- [What you need to do]:
Copy out each line exactly; pictures stay out of the copy.

- [Information provided]:
-.-.-

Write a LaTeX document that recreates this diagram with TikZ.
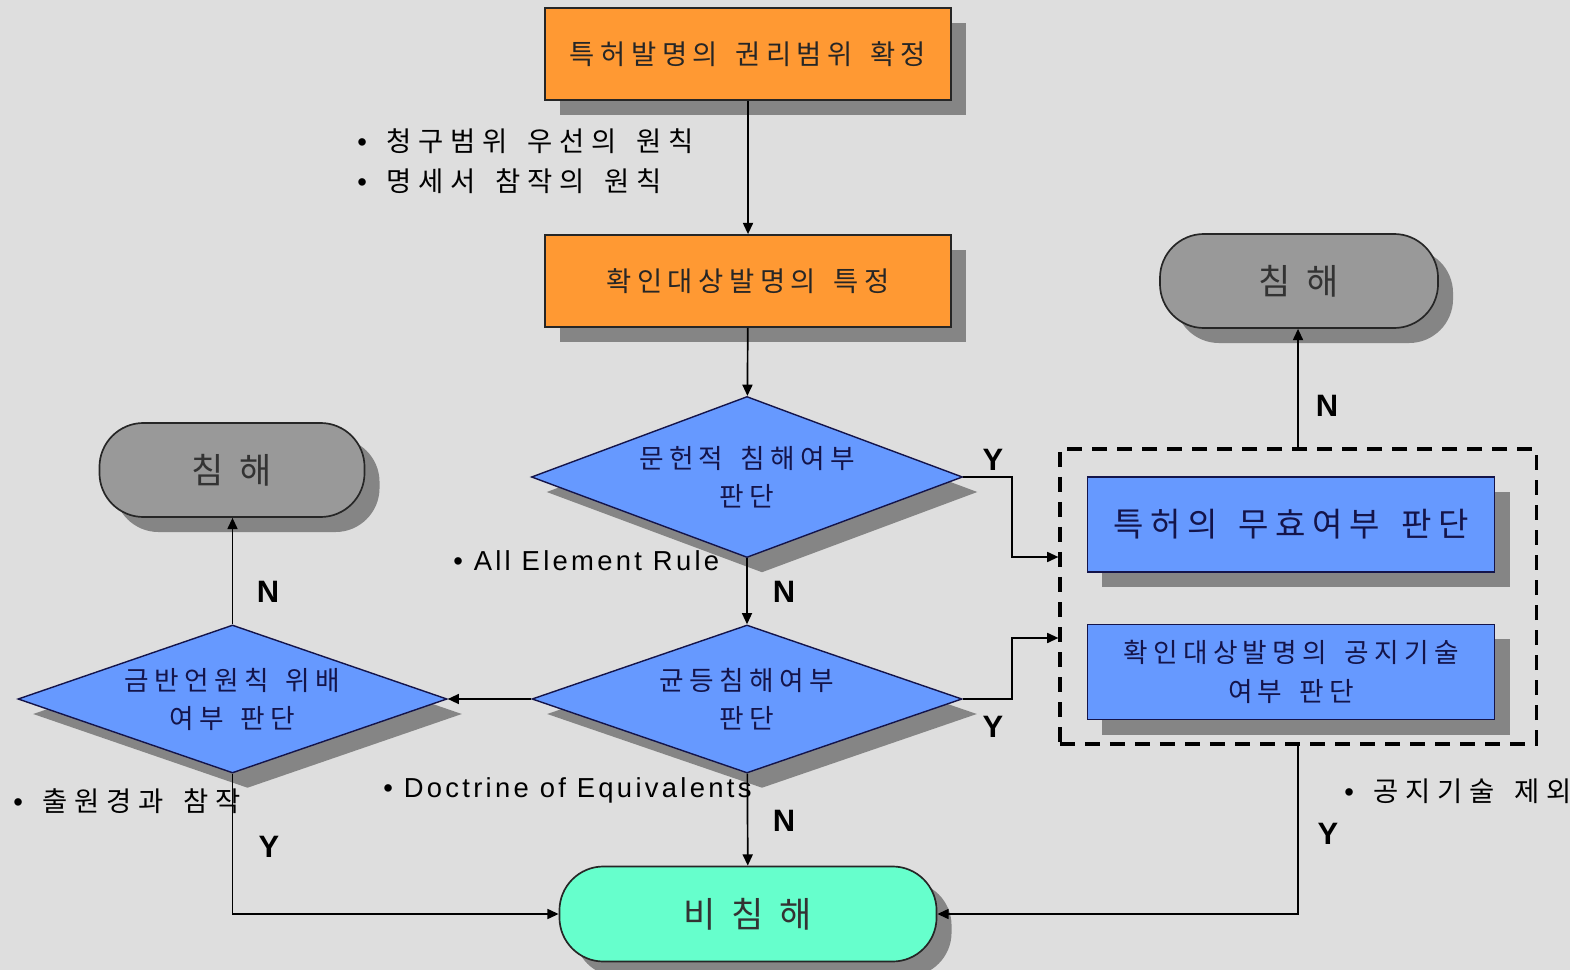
\documentclass[tikz,border=0pt]{standalone}
\usepackage{fontspec}
\setmainfont{Liberation Sans}
\newfontfamily\kr[LetterSpace=20,WordSpace=1.5]{Noto Sans CJK KR}
\newfontfamily\kra[LetterSpace=25,WordSpace=1.5]{Noto Sans CJK KR}
\newfontfamily\krt[WordSpace=2]{Noto Sans CJK KR}
\newfontfamily\lat[LetterSpace=12]{Liberation Sans}
\usetikzlibrary{shapes.geometric,shadows,arrows.meta}
\definecolor{bg}{HTML}{DEDEDE}
\definecolor{orng}{HTML}{FF9933}
\definecolor{blu}{HTML}{6699FF}
\definecolor{gry}{HTML}{999999}
\definecolor{aqua}{HTML}{66FFCC}
\definecolor{shd}{HTML}{858585}
\definecolor{navy}{HTML}{14144A}
\tikzset{
 shad/.style={drop shadow={shadow xshift=0.375cm,shadow yshift=-0.375cm,fill=shd,opacity=1}},
 obox/.style={rectangle,draw=black!85,line width=1.2pt,fill=orng,shad,minimum width=10.15cm,minimum height=2.3cm,font=\kr\fontsize{19.5}{27}\selectfont,text=black!85},
 bbox/.style={rectangle,draw=navy,line width=1.2pt,fill=blu,shad,minimum width=10.175cm,minimum height=2.375cm,text=navy,align=center},
 dec/.style={diamond,draw=navy,line width=1pt,fill=blu,shad,aspect=2.7,inner sep=0pt,text=navy,align=center,font=\kr\fontsize{19}{27}\selectfont},
 term/.style={rectangle,rounded corners=1.1cm,draw=black!85,line width=1.2pt,shad,minimum height=2.35cm,font=\krt\fontsize{25}{28}\selectfont,text=black!80},
 arr/.style={line width=1.2pt,-{Triangle[length=0.28cm,width=0.25cm]}},
 yn/.style={font=\bfseries\fontsize{22}{26}\selectfont},
 ann/.style={anchor=west,inner sep=0pt,font=\kra\fontsize{19.5}{24}\selectfont},
 anl/.style={anchor=west,inner sep=0pt,font=\lat\fontsize{19.5}{24}\selectfont},
 grp/.style={draw=black,line width=2.2pt,dash pattern=on 0.375cm off 0.25cm,minimum width=11.9cm,minimum height=7.375cm},
}
\begin{document}
\begin{tikzpicture}[x=0.025cm,y=-0.025cm]
\fill[bg] (0,0) rectangle (1570,970);
\useasboundingbox (0,0) rectangle (1570,970);

% nodes
\node[obox] (o1) at (748,54) {특허발명의 권리범위 확정};
\node[obox] (o2) at (748,281) {확인대상발명의 특정};
\node[dec,minimum width=10.775cm,minimum height=4.025cm] (d1) at (747,477) {문헌적 침해여부\\판단};
\node[dec,minimum width=10.75cm,minimum height=3.7cm] (d2) at (747,699) {균등침해여부\\판단};
\node[dec,minimum width=10.725cm,minimum height=3.7cm] (d3) at (232.5,699) {금반언원칙 위배\\여부 판단};
\node[term,fill=gry,minimum width=6.625cm] (tl) at (232,470) {침 해};
\node[term,fill=gry,minimum width=6.95cm] (tr) at (1299,281) {침 해};
\node[term,fill=aqua,minimum width=9.425cm,minimum height=2.375cm] (nc) at (748,914) {비 침 해};
\node[grp] (grp) at (1298,596.5) {};
\node[bbox,font=\kr\fontsize{23.5}{28}\selectfont] (b1) at (1291,524.5) {특허의 무효여부 판단};
\node[bbox,font=\kr\fontsize{19}{28}\selectfont] (b2) at (1291,672) {확인대상발명의 공지기술\\여부 판단};

\coordinate (j1) at (1012,557);
\coordinate (j2) at (1012,638);

% connectors
\draw[arr] (o1) -- (o2);
\draw[arr] (o2) -- (d1);
\draw[arr] (d1) -- (d2);
\draw[arr] (d2) -- (nc);
\draw[arr] (d2.west) -- (d3.east);
\draw[arr] (d3.north) -- (d3.north |- tl.south);
\draw[arr] (d3.south) |- (nc.west);
\draw[arr] (grp.north) -- (grp.north |- tr.south);
\draw[arr] (grp.south) |- (nc.east);
\draw[arr] (d1.east) -| (j1) -- (j1 -| grp.west);
\draw[arr] (d2.east) -| (j2) -- (j2 -| grp.west);

% Y / N labels
\node[yn] (y1) at (993,460) {Y};
\node[yn] (y2) at (993,727) {Y};
\node[yn] (n1) at (784,592) {N};
\node[yn] (n2) at (784,821) {N};
\node[yn] (n3) at (268,592) {N};
\node[yn] (y3) at (269,847) {Y};
\node[yn] (n4) at (1327,406) {N};
\node[yn] (y4) at (1328,834) {Y};

% annotations
\node[ann] (a1) at (357,141) {{\lat •} 청구범위 우선의 원칙};
\node[ann] (a2) at (357,181) {{\lat •} 명세서 참작의 원칙};
\node[anl] (a3) at (453,561) {• All Element Rule};
\node[anl] (a4) at (383,790) {• Doctrine of Equivalents};
\node[ann] (a5) at (13,801) {{\lat •} 출원경과 참작};
\node[ann] (a6) at (1344,791) {{\lat •} 공지기술 제외};
\end{tikzpicture}
\end{document}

-.-.-

- [Completed task]:
Write a LaTeX document that recreates this diagram with TikZ.
\documentclass[tikz,border=0pt]{standalone}
\usepackage{fontspec}
\setmainfont{Liberation Sans}
\newfontfamily\kr[LetterSpace=20,WordSpace=1.5]{Noto Sans CJK KR}
\newfontfamily\kra[LetterSpace=25,WordSpace=1.5]{Noto Sans CJK KR}
\newfontfamily\krt[WordSpace=2]{Noto Sans CJK KR}
\newfontfamily\lat[LetterSpace=12]{Liberation Sans}
\usetikzlibrary{shapes.geometric,shadows,arrows.meta}
\definecolor{bg}{HTML}{DEDEDE}
\definecolor{orng}{HTML}{FF9933}
\definecolor{blu}{HTML}{6699FF}
\definecolor{gry}{HTML}{999999}
\definecolor{aqua}{HTML}{66FFCC}
\definecolor{shd}{HTML}{858585}
\definecolor{navy}{HTML}{14144A}
\tikzset{
 shad/.style={drop shadow={shadow xshift=0.375cm,shadow yshift=-0.375cm,fill=shd,opacity=1}},
 obox/.style={rectangle,draw=black!85,line width=1.2pt,fill=orng,shad,minimum width=10.15cm,minimum height=2.3cm,font=\kr\fontsize{19.5}{27}\selectfont,text=black!85},
 bbox/.style={rectangle,draw=navy,line width=1.2pt,fill=blu,shad,minimum width=10.175cm,minimum height=2.375cm,text=navy,align=center},
 dec/.style={diamond,draw=navy,line width=1pt,fill=blu,shad,aspect=2.7,inner sep=0pt,text=navy,align=center,font=\kr\fontsize{19}{27}\selectfont},
 term/.style={rectangle,rounded corners=1.1cm,draw=black!85,line width=1.2pt,shad,minimum height=2.35cm,font=\krt\fontsize{25}{28}\selectfont,text=black!80},
 arr/.style={line width=1.2pt,-{Triangle[length=0.28cm,width=0.25cm]}},
 yn/.style={font=\bfseries\fontsize{22}{26}\selectfont},
 ann/.style={anchor=west,inner sep=0pt,font=\kra\fontsize{19.5}{24}\selectfont},
 anl/.style={anchor=west,inner sep=0pt,font=\lat\fontsize{19.5}{24}\selectfont},
 grp/.style={draw=black,line width=2.2pt,dash pattern=on 0.375cm off 0.25cm,minimum width=11.9cm,minimum height=7.375cm},
}
\begin{document}
\begin{tikzpicture}[x=0.025cm,y=-0.025cm]
\fill[bg] (0,0) rectangle (1570,970);
\useasboundingbox (0,0) rectangle (1570,970);

% nodes
\node[obox] (o1) at (748,54) {특허발명의 권리범위 확정};
\node[obox] (o2) at (748,281) {확인대상발명의 특정};
\node[dec,minimum width=10.775cm,minimum height=4.025cm] (d1) at (747,477) {문헌적 침해여부\\판단};
\node[dec,minimum width=10.75cm,minimum height=3.7cm] (d2) at (747,699) {균등침해여부\\판단};
\node[dec,minimum width=10.725cm,minimum height=3.7cm] (d3) at (232.5,699) {금반언원칙 위배\\여부 판단};
\node[term,fill=gry,minimum width=6.625cm] (tl) at (232,470) {침 해};
\node[term,fill=gry,minimum width=6.95cm] (tr) at (1299,281) {침 해};
\node[term,fill=aqua,minimum width=9.425cm,minimum height=2.375cm] (nc) at (748,914) {비 침 해};
\node[grp] (grp) at (1298,596.5) {};
\node[bbox,font=\kr\fontsize{23.5}{28}\selectfont] (b1) at (1291,524.5) {특허의 무효여부 판단};
\node[bbox,font=\kr\fontsize{19}{28}\selectfont] (b2) at (1291,672) {확인대상발명의 공지기술\\여부 판단};

\coordinate (j1) at (1012,557);
\coordinate (j2) at (1012,638);

% connectors
\draw[arr] (o1) -- (o2);
\draw[arr] (o2) -- (d1);
\draw[arr] (d1) -- (d2);
\draw[arr] (d2) -- (nc);
\draw[arr] (d2.west) -- (d3.east);
\draw[arr] (d3.north) -- (d3.north |- tl.south);
\draw[arr] (d3.south) |- (nc.west);
\draw[arr] (grp.north) -- (grp.north |- tr.south);
\draw[arr] (grp.south) |- (nc.east);
\draw[arr] (d1.east) -| (j1) -- (j1 -| grp.west);
\draw[arr] (d2.east) -| (j2) -- (j2 -| grp.west);

% Y / N labels
\node[yn] (y1) at (993,460) {Y};
\node[yn] (y2) at (993,727) {Y};
\node[yn] (n1) at (784,592) {N};
\node[yn] (n2) at (784,821) {N};
\node[yn] (n3) at (268,592) {N};
\node[yn] (y3) at (269,847) {Y};
\node[yn] (n4) at (1327,406) {N};
\node[yn] (y4) at (1328,834) {Y};

% annotations
\node[ann] (a1) at (357,141) {{\lat •} 청구범위 우선의 원칙};
\node[ann] (a2) at (357,181) {{\lat •} 명세서 참작의 원칙};
\node[anl] (a3) at (453,561) {• All Element Rule};
\node[anl] (a4) at (383,790) {• Doctrine of Equivalents};
\node[ann] (a5) at (13,801) {{\lat •} 출원경과 참작};
\node[ann] (a6) at (1344,791) {{\lat •} 공지기술 제외};
\end{tikzpicture}
\end{document}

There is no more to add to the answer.